3 Classy Barbecue Side Dishes That Are Easy To Prepare | Nutrition Fit



When preparing a barbecue menu, pairing your main course with the right side dishes is important. If you’re grilling something heavy such as steak or chops, opt for lighter sides like a green salad or some chips and dip. On the other hand, go for heavier sides if you’re grilling something light such as fish or kebabs.

Try these 3 classy barbecue side dishes at your next cook out:

Smoky Sweet Potato and Scallions

What you need:

  • 4 large sweet potatoes, baked and sliced into large chunks
  • 8 scallions
  • 2/3 cup extra-virgin olive oil
  • 1/4 cup chopped fresh parsley
  • 2 tablespoons apple cider vinegar
  • 1 tablespoon balsamic vinegar
  • 2 teaspoons Dijon mustard
  • 1 teaspoon honey
  • Kosher salt and freshly ground black pepper

Brush baked potatoes and scallions with 1/3 cup olive oil then arrange on a pre-heated grill. Cook over medium-high heat for 5 minutes per side (potatoes) or 1 minute per side (scallions) or until cooked through. Remove from heat. Slice the scallions into small pieces and place on a bowl with potatoes. Pour remaining olive oil, apple cider vinegar, balsamic vinegar, Dijon mustard and honey into the bowl. Season with salt and pepper then top with parsley. Toss to coat.

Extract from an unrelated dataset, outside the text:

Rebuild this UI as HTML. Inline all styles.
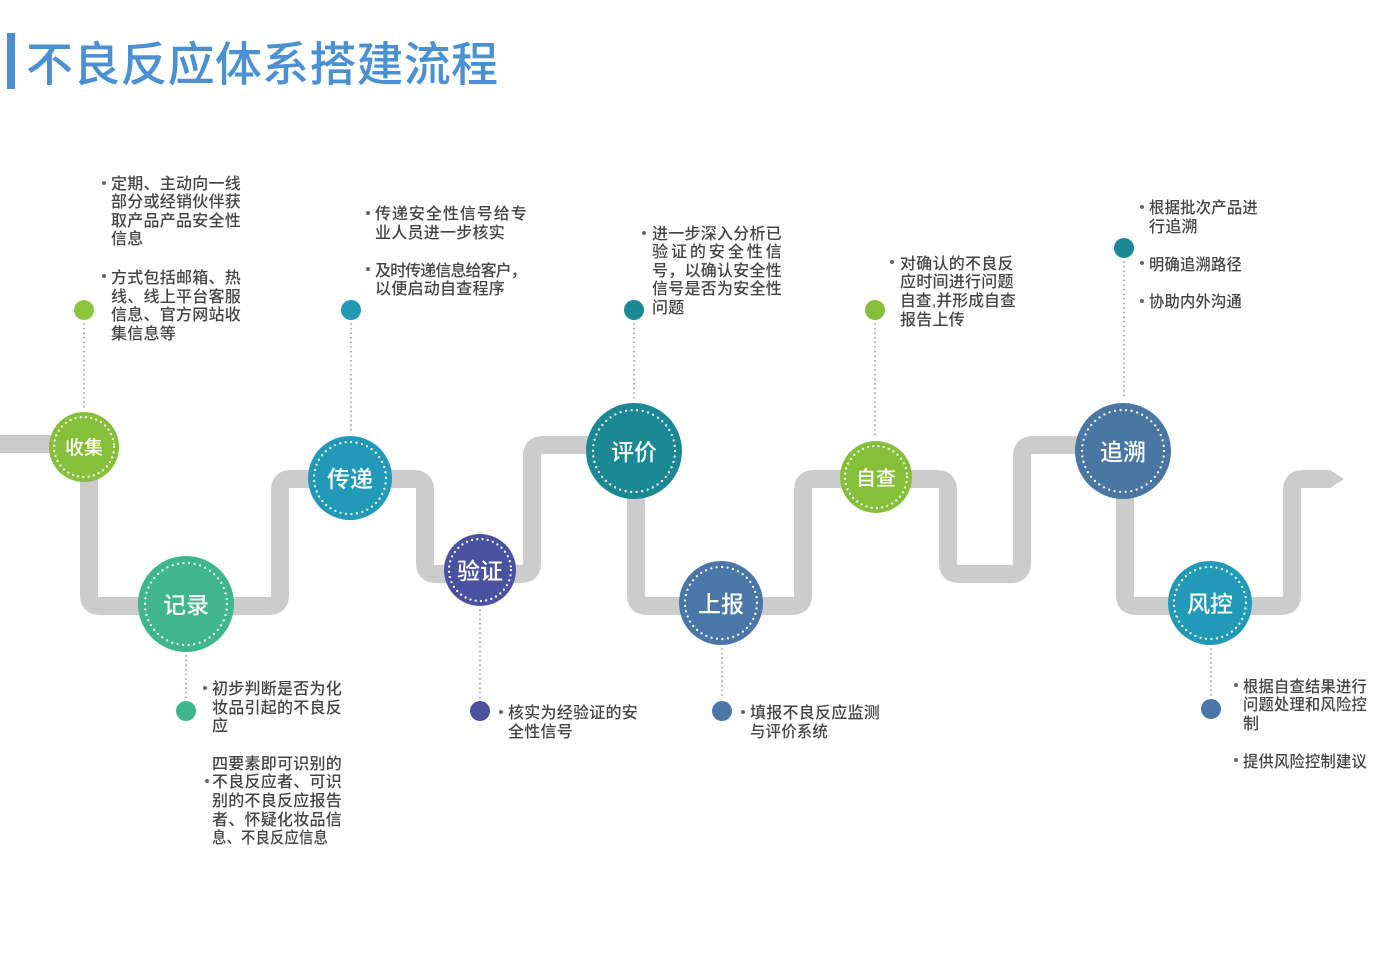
<!DOCTYPE html>
<html><head><meta charset="utf-8">
<style>
html,body{margin:0;padding:0;background:#fff;}
svg{display:block;}
.t{font-family:"Liberation Sans","Noto Sans CJK SC",sans-serif;font-size:16px;fill:#444;font-weight:500;letter-spacing:0.25px;}
.n{font-family:"Liberation Sans","Noto Sans CJK SC",sans-serif;fill:#fff;text-anchor:middle;font-weight:500;}
</style></head>
<body>
<svg width="1400" height="970" viewBox="0 0 1400 970" xmlns="http://www.w3.org/2000/svg">
<rect width="1400" height="970" fill="#fff"/>
<!-- title -->
<rect x="7" y="33" width="8" height="56" fill="#4a90d2"/>
<text x="26" y="81" font-family="Liberation Sans, Noto Sans CJK SC, sans-serif" font-size="47" font-weight="500" fill="#4a90d2" textLength="472" lengthAdjust="spacing">不良反应体系搭建流程</text>

<!-- pipe -->
<path d="M0 444 H78 Q89 444 89 455 V595 Q89 606 100 606 H269 Q280 606 280 595 V490 Q280 479 291 479 H414 Q425 479 425 490 V563 Q425 574 436 574 H521 Q532 574 532 563 V456 Q532 445 543 445 H625 Q636 445 636 456 V595 Q636 606 647 606 H792 Q803 606 803 595 V490 Q803 479 814 479 H937 Q948 479 948 490 V563 Q948 574 959 574 H1011 Q1022 574 1022 563 V456 Q1022 445 1033 445 H1114 Q1125 445 1125 456 V595 Q1125 606 1136 606 H1281 Q1292 606 1292 595 V490 Q1292 479 1303 479 H1331" fill="none" stroke="#cccccc" stroke-width="18"/>
<polygon points="1330,470 1344,479 1330,488" fill="#cccccc"/>

<!-- dotted connectors -->
<g stroke="#9a9a9a" stroke-width="1.8" stroke-linecap="round" stroke-dasharray="0 4.6" fill="none">
<line x1="84" y1="324" x2="84" y2="408"/>
<line x1="351" y1="324" x2="351" y2="433"/>
<line x1="634" y1="324" x2="634" y2="398"/>
<line x1="875" y1="324" x2="875" y2="437"/>
<line x1="1124" y1="262" x2="1124" y2="397"/>
<line x1="186" y1="656" x2="186" y2="698"/>
<line x1="480" y1="610" x2="480" y2="698"/>
<line x1="722" y1="649" x2="722" y2="698"/>
<line x1="1211" y1="649" x2="1211" y2="696"/>
</g>

<!-- markers -->
<circle cx="84" cy="310" r="10" fill="#8cc63f"/>
<circle cx="351" cy="310" r="10" fill="#2399b8"/>
<circle cx="634" cy="310" r="10" fill="#1c8896"/>
<circle cx="875" cy="310" r="10" fill="#86bf3a"/>
<circle cx="1124" cy="248" r="10" fill="#1c8896"/>
<circle cx="186" cy="711" r="10" fill="#3fb68e"/>
<circle cx="480" cy="711" r="10" fill="#4a52a0"/>
<circle cx="722" cy="711" r="10" fill="#4a76a8"/>
<circle cx="1211" cy="709" r="10" fill="#4a76a8"/>

<!-- nodes -->
<g>
<circle cx="84" cy="447" r="35" fill="#86bf3a"/>
<circle cx="84" cy="447" r="30" fill="none" stroke="#fff" stroke-width="2.3" stroke-linecap="round" stroke-dasharray="0 5.3"/>
<text class="n" x="84" y="454" font-size="19">收集</text>

<circle cx="186" cy="604" r="48" fill="#3fb68e"/>
<circle cx="186" cy="604" r="41" fill="none" stroke="#fff" stroke-width="2.3" stroke-linecap="round" stroke-dasharray="0 5.6"/>
<text class="n" x="186" y="613" font-size="23">记录</text>

<circle cx="350" cy="478" r="42" fill="#2399b8"/>
<circle cx="350" cy="478" r="36" fill="none" stroke="#fff" stroke-width="2.3" stroke-linecap="round" stroke-dasharray="0 5.5"/>
<text class="n" x="350" y="487" font-size="23">传递</text>

<circle cx="480" cy="570" r="36" fill="#4a52a0"/>
<circle cx="480" cy="570" r="31" fill="none" stroke="#fff" stroke-width="2.3" stroke-linecap="round" stroke-dasharray="0 5.3"/>
<text class="n" x="480" y="579" font-size="23" font-weight="700">验证</text>

<circle cx="634" cy="451" r="48" fill="#1c8896"/>
<circle cx="634" cy="451" r="41" fill="none" stroke="#fff" stroke-width="2.3" stroke-linecap="round" stroke-dasharray="0 5.6"/>
<text class="n" x="634" y="460" font-size="23">评价</text>

<circle cx="721" cy="603" r="42" fill="#4a76a8"/>
<circle cx="721" cy="603" r="36" fill="none" stroke="#fff" stroke-width="2.3" stroke-linecap="round" stroke-dasharray="0 5.5"/>
<text class="n" x="721" y="612" font-size="23">上报</text>

<circle cx="876" cy="477" r="36" fill="#86bf3a"/>
<circle cx="876" cy="477" r="31" fill="none" stroke="#fff" stroke-width="2.3" stroke-linecap="round" stroke-dasharray="0 5.3"/>
<text class="n" x="876" y="485" font-size="20">自查</text>

<circle cx="1123" cy="451" r="48" fill="#4a76a4"/>
<circle cx="1123" cy="451" r="41" fill="none" stroke="#fff" stroke-width="2.3" stroke-linecap="round" stroke-dasharray="0 5.6"/>
<text class="n" x="1123" y="460" font-size="23">追溯</text>

<circle cx="1210" cy="603" r="42" fill="#2399b8"/>
<circle cx="1210" cy="603" r="36" fill="none" stroke="#fff" stroke-width="2.3" stroke-linecap="round" stroke-dasharray="0 5.5"/>
<text class="n" x="1210" y="612" font-size="23">风控</text>
</g>

<!-- bullets -->
<g fill="#666">
<circle cx="104" cy="183" r="2"/>
<circle cx="104" cy="276" r="2"/>
<circle cx="368" cy="213" r="2"/>
<circle cx="368" cy="269" r="2"/>
<circle cx="644" cy="233" r="2"/>
<circle cx="892" cy="262" r="2"/>
<circle cx="1142" cy="207" r="2"/>
<circle cx="1142" cy="263" r="2"/>
<circle cx="1142" cy="301" r="2"/>
<circle cx="205" cy="688" r="2"/>
<circle cx="207" cy="781" r="2"/>
<circle cx="501" cy="712" r="2"/>
<circle cx="743" cy="712" r="2"/>
<circle cx="1236" cy="685" r="2"/>
<circle cx="1236" cy="760" r="2"/>
</g>

<!-- text blocks -->
<g class="t">
<text x="111" y="189" class="t" textLength="130" lengthAdjust="spacing">定期、主动向一线</text>
<text x="111" y="207" class="t" textLength="130" lengthAdjust="spacing">部分或经销伙伴获</text>
<text x="111" y="226" class="t" textLength="130" lengthAdjust="spacing">取产品产品安全性</text>
<text x="111" y="244" class="t">信息</text>
<text x="111" y="283" class="t" textLength="130" lengthAdjust="spacing">方式包括邮箱、热</text>
<text x="111" y="302" class="t" textLength="130" lengthAdjust="spacing">线、线上平台客服</text>
<text x="111" y="320" class="t" textLength="130" lengthAdjust="spacing">信息、官方网站收</text>
<text x="111" y="339" class="t">集信息等</text>

<text x="375" y="219" class="t" textLength="152" lengthAdjust="spacing">传递安全性信号给专</text>
<text x="375" y="238" class="t">业人员进一步核实</text>
<text x="375" y="276" class="t" textLength="152" lengthAdjust="spacing">及时传递信息给客户，</text>
<text x="375" y="294" class="t">以便启动自查程序</text>

<text x="652" y="239" class="t" textLength="130" lengthAdjust="spacing">进一步深入分析已</text>
<text x="652" y="257" class="t" textLength="130" lengthAdjust="spacing">验证的安全性信</text>
<text x="652" y="276" class="t" textLength="130" lengthAdjust="spacing">号，以确认安全性</text>
<text x="652" y="294" class="t" textLength="130" lengthAdjust="spacing">信号是否为安全性</text>
<text x="652" y="313" class="t">问题</text>

<text x="900" y="269" class="t">对确认的不良反</text>
<text x="900" y="287" class="t">应时间进行问题</text>
<text x="900" y="306" class="t" textLength="116" lengthAdjust="spacingAndGlyphs">自查,并形成自查</text>
<text x="900" y="325" class="t">报告上传</text>

<text x="1149" y="213" class="t" textLength="109" lengthAdjust="spacingAndGlyphs">根据批次产品进</text>
<text x="1149" y="232" class="t">行追溯</text>
<text x="1149" y="270" class="t" textLength="93" lengthAdjust="spacingAndGlyphs">明确追溯路径</text>
<text x="1149" y="307" class="t" textLength="93" lengthAdjust="spacingAndGlyphs">协助内外沟通</text>

<text x="212" y="694" class="t" textLength="130" lengthAdjust="spacing">初步判断是否为化</text>
<text x="212" y="713" class="t" textLength="130" lengthAdjust="spacing">妆品引起的不良反</text>
<text x="212" y="731" class="t">应</text>
<text x="212" y="769" class="t" textLength="130" lengthAdjust="spacing">四要素即可识别的</text>
<text x="212" y="787" class="t" textLength="130" lengthAdjust="spacing">不良反应者、可识</text>
<text x="212" y="806" class="t" textLength="130" lengthAdjust="spacing">别的不良反应报告</text>
<text x="212" y="825" class="t" textLength="130" lengthAdjust="spacing">者、怀疑化妆品信</text>
<text x="212" y="843" class="t" textLength="116" lengthAdjust="spacingAndGlyphs">息、不良反应信息</text>

<text x="508" y="718" class="t" textLength="130" lengthAdjust="spacing">核实为经验证的安</text>
<text x="508" y="737" class="t">全性信号</text>

<text x="750" y="718" class="t" textLength="130" lengthAdjust="spacing">填报不良反应监测</text>
<text x="750" y="737" class="t" textLength="78" lengthAdjust="spacingAndGlyphs">与评价系统</text>

<text x="1243" y="692" class="t" textLength="124" lengthAdjust="spacingAndGlyphs">根据自查结果进行</text>
<text x="1243" y="710" class="t" textLength="124" lengthAdjust="spacingAndGlyphs">问题处理和风险控</text>
<text x="1243" y="729" class="t">制</text>
<text x="1243" y="767" class="t" textLength="124" lengthAdjust="spacingAndGlyphs">提供风险控制建议</text>
</g>
</svg>
</body></html>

Butter, Cheese and Lime Grilled Corn

What you need:

  • 8 ears corn, peeled and washed
  • 4 limes, quartered
  • 8 cloves garlic, coarsely chopped
  • 1/4 bunch plus 2 tablespoons chopped fresh chives
  • 1/4 habanero pepper, seeded
  • 2 sticks unsalted butter, slightly softened
  • 1/2 cup grated cotija cheese
  • Salt and ground black pepper

To make the garlic butter, mix together butter, garlic, habanero pepper and 1/4 bunch chives in a blender or a food processor. Blend until smooth then season with salt and pepper. Set aside. Cook corn on a pre-heated grill over medium heat until cooked through, 15 to 20 minutes. When ready, brush with garlic butter, squeeze with lime and sprinkle with cheese. Serve immediately.

Grilled Avocado Salad With A Crunch

What you need:

  • 2 avocados, peeled, pitted and diced
  • 2 beefsteak tomatoes, diced
  • 1 cup canned chickpeas, drained and rinsed
  • 1/2 cup pitted nicoise olives, chopped
  • 1/4 cup blue corn tortilla chips
  • 1/4 cup extra-virgin olive oil
  • 1/4 cup champagne vinegar
  • 1 teaspoon ground cumin
  • 1/2 teaspoon smoked paprika
  • Salt and ground black pepper

In a large salad bowl, mix together avocados, tomatoes, chickpeas, olives, olive oil and champagne vinegar. Season with paprika, salt and pepper. Gently toss to combine ingredients. Crumble blue corn tortilla chips over salad before serving.

If you’re looking for classy barbecue side dishes, these recipes are the way to go!